Like all other reds i hope it doesn't all go tits up for us come the end of the season, 3 games and 1 point isn't a disaster and a couple of good results will make the gloom vanish but BR has to stop the rot caused by FSG's 'frugal' spending policy. " No one should doubt our commitment to the club. In Brendan Rodgers we have a talented young manager and we have valued highly his judgement about the make-up of the squad. This is a work in progress. It will take time for Brendan to instill his philosophy into the squad and build exactly what he needs for the long term." Who's John Henry trying to kid?, Rodgers will have a mountain of **** on his shoulders if he cant manage to turn thing around and even if they had to sack BR they'll stick to the same financial policy with his successor. John Henry is telling us that the money they're making off our name in sponsorship's and partnerships is staying in the FSG bank account. It appears that they put their priority in making/saving money at the expense of weakening the squad.
Kodak had a vision and long term strategy in place didn't they?
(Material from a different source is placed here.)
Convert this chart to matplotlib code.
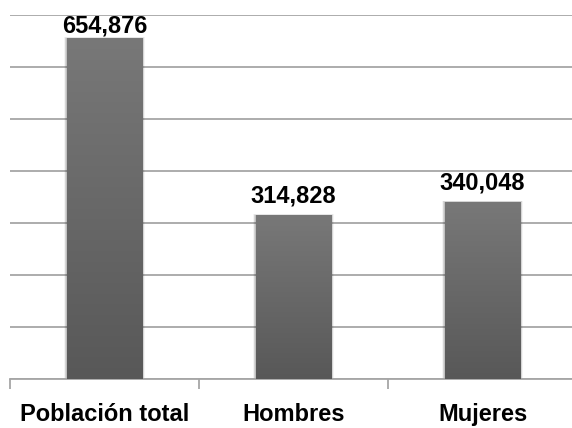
import matplotlib
matplotlib.use("Agg")
import matplotlib.pyplot as plt
import numpy as np
from matplotlib.colors import LinearSegmentedColormap

categories = ["Población total", "Hombres", "Mujeres"]
values = [654876, 314828, 340048]
y_max = 700000
y_step = 100000

plt.rcParams['font.family'] = ['Liberation Sans Narrow', 'Liberation Sans', 'DejaVu Sans']

fig = plt.figure(figsize=(5.72, 4.28), dpi=100)
ax = fig.add_axes([10 / 572, 49 / 428, 567 / 572, 364 / 428])

x = np.arange(len(categories))
width = 0.40

ax.set_xlim(-0.5, len(categories) - 0.5)
ax.set_ylim(0, y_max)

# horizontal gridlines
ax.set_yticks(np.arange(0, y_max + 1, y_step))
ax.yaxis.grid(True, color="#a6a6a6", linewidth=1.3)
ax.set_axisbelow(True)
ax.tick_params(axis="y", length=0, labelleft=False)

for s in ["left", "right", "top"]:
    ax.spines[s].set_visible(False)
ax.spines["bottom"].set_color("#a6a6a6")
ax.spines["bottom"].set_linewidth(1.3)

# soft shadow around the bars
for i, a in enumerate([0.05, 0.07, 0.09, 0.12]):
    grow = 0.030 - i * 0.007
    ax.bar(x, [v + grow * 90000 for v in values], width=width + grow,
           color="#303030", alpha=a, linewidth=0, zorder=2)

bars = ax.bar(x, values, width=width, color="none", linewidth=0, zorder=3)

# vertical gradient fill inside each bar
cmap = LinearSegmentedColormap.from_list("g", ["#585858", "#787878"])
grad = np.linspace(0, 1, 256).reshape(-1, 1)
label_ceiling = y_max * 0.953  # keep value labels inside the plot area
for b in bars:
    im = ax.imshow(grad, cmap=cmap, origin="lower", aspect="auto",
                   extent=(b.get_x(), b.get_x() + b.get_width(), 0, b.get_height()),
                   zorder=3)
    im.set_clip_path(b)
    ty = min(b.get_height() + 24000, label_ceiling)
    ax.text(b.get_x() + b.get_width() / 2, ty,
            f"{b.get_height():,.0f}", ha="center", va="baseline",
            fontsize=17, fontweight="bold", color="black", zorder=4)

ax.set_xlim(-0.5, len(categories) - 0.5)
ax.set_ylim(0, y_max)

# category labels, with tick marks on the category boundaries
ax.set_xticks(x)
ax.set_xticklabels(categories, fontsize=17, fontweight="bold")
ax.tick_params(axis="x", which="major", length=0, pad=17)
ax.set_xticks(np.arange(-0.5, len(categories), 1.0), minor=True)
ax.tick_params(axis="x", which="minor", length=7, width=1.3, color="#a6a6a6")

fig.savefig("out.png", dpi=100, facecolor="white")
Seriously though, the failure to land a striker, any striker in the transfer window is naive beyond belief. I look at all parties - from Rodgers to FSG - and blame them all. Terrible execution, poor planning, bad communication.....and so on. I do applaud the fact that they recognise that they compounded the issues with mistakes of there own (e.g. Comoli/KD's signings).....but this should not excuse them for what has just transpired. Clowns, all of them.